Inside the city’s second-busiest courthouse, where the days are short, lunch is long, and justice trudges on at a sluggish pace.
Last year, Metro East’s 12 courtrooms handled almost a fifth of Toronto’s 53,280 criminal cases. Found in an Eglinton East strip mall across from a Winners, the low-ceilinged, fluorescent-lit space is the city’s second-busiest courthouse after stately, crumbling Old City Hall. Here’s a snippet of the human drama that played out on Wednesday, May 8.
› 9:30 a.m., courtroom 407: Presiding over a busy, low-level administrative court was Justice of the Peace Chimbo Poe-Mutuma (one of only two black men behind the bench at Metro East on this day, where the caseload was largely black and brown male defendants). To save the cost of transporting prisoners, some of the briefest interactions happen via video link. The court clerk scrolled through a menu of Ontario jails using a remote. On the Sony Bravia, men in orange jumpsuits appeared grainy and askew.
› 10:25 a.m., courtroom 408: Of the 5,481 youth trials in Toronto last year, 1,215 happened here. A black teenager with glasses and a slightly pointed goatee sat in the prisoner’s box, his long-sleeved maroon t-shirt a sign that he was being held in Roy McMurtry Youth Centre in Brampton. He was charged with two murders, 21 counts of aggravated assault, and discharging a firearm. His lawyer couldn’t be found so a police officer put him in handcuffs and walked him back down to the holding cells below the courthouse.
› 10:45 a.m. courtroom 405: A woman in a pale aqua salwar kameez was seated next to a translator, crying through her son’s sentencing. He was tall, with a short ponytail, and had been in custody for 184 days. Last year, when he was 17, he stabbed two people. One ended up with a collapsed lung. The Crown wanted a two-year jail sentence. The defence lawyer argued for a group home, so the accused can attend mosque and spend time with his wife.
› 11:40 a.m., courtroom 413: Sixty per cent of Toronto’s murder arrests make it to trial. Ahmed was accused of shooting a man at a bar in September 2011. A forensics expert with a flashy watch explained how to distinguish between a stab wound and a gunshot wound (length, depth, and abrasions at the entry point). After the testimony, Ahmed’s trial ended for the day.
› Noon to 2 p.m.: Most courtrooms closed for lunch. One judge headed to Pho Saigon around the corner.
› 2:02 p.m., courtroom 407: About 20 people piled in for an information session before their first court appearance. A short, straight-talking white woman with a long, brown ponytail introduced herself as duty counsel, the government-appointed lawyer who can help those accused navigate early appearances (but can’t represent them at trial).
› 2:45 p.m., courtroom 411: Justin, who’d been there since 10 a.m., was sentenced to a year of probation and 50 hours of community service. He has a record for robbery and weapons possession. This time, the white twentysomething stole a $52.70 bottle of champagne on Valentine’s Day.

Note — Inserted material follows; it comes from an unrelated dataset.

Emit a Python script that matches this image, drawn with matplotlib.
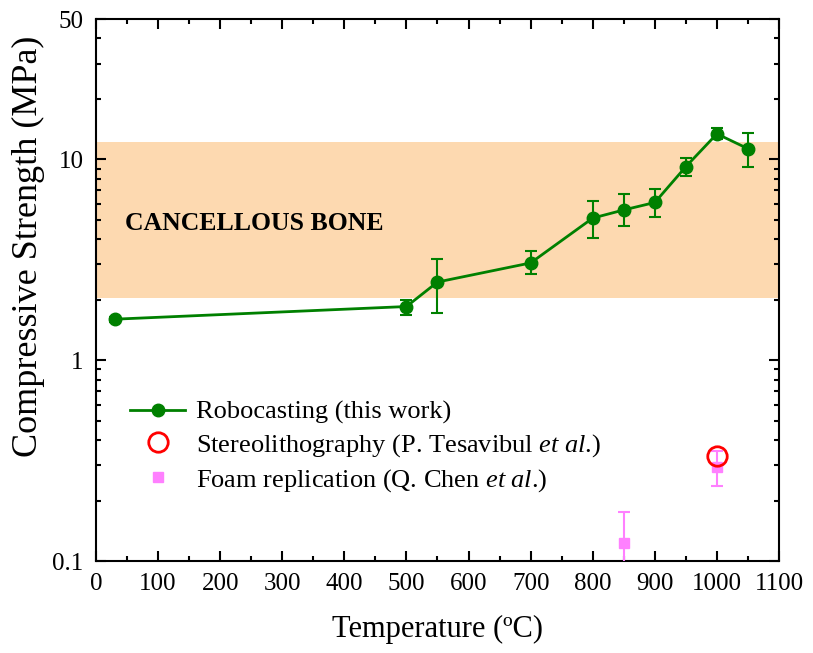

› 3:20 p.m., courtroom 406: A blond female police officer with a full tattoo sleeve observed the final day of trial for a chubby man named Bilal, who faced 16 counts of identity theft and fraud. The judge promised a decision by June 5—it takes, on average, 160 days for a case at Metro East to make it from first court appearance to completion, 34 days higher than the provincial average.
› 3:30 p.m., courtroom 407: The people left in the room weren’t on the docket (a daily list of the accused, their charges, and scheduled appearance times), so the court clerk started pointing at random to determine who would go next. Last of all was an old, heavily wrinkled little man holding his official appointment sheet. No one could figure out what was supposed to happen to him here today. Poe-Mutuma signed the sheet to prove he showed up. “Don’t lose that,” said the JP. “Hold on to it for at least six months so the police can’t charge you again.”
› 4 p.m.: Metro East was done for the day.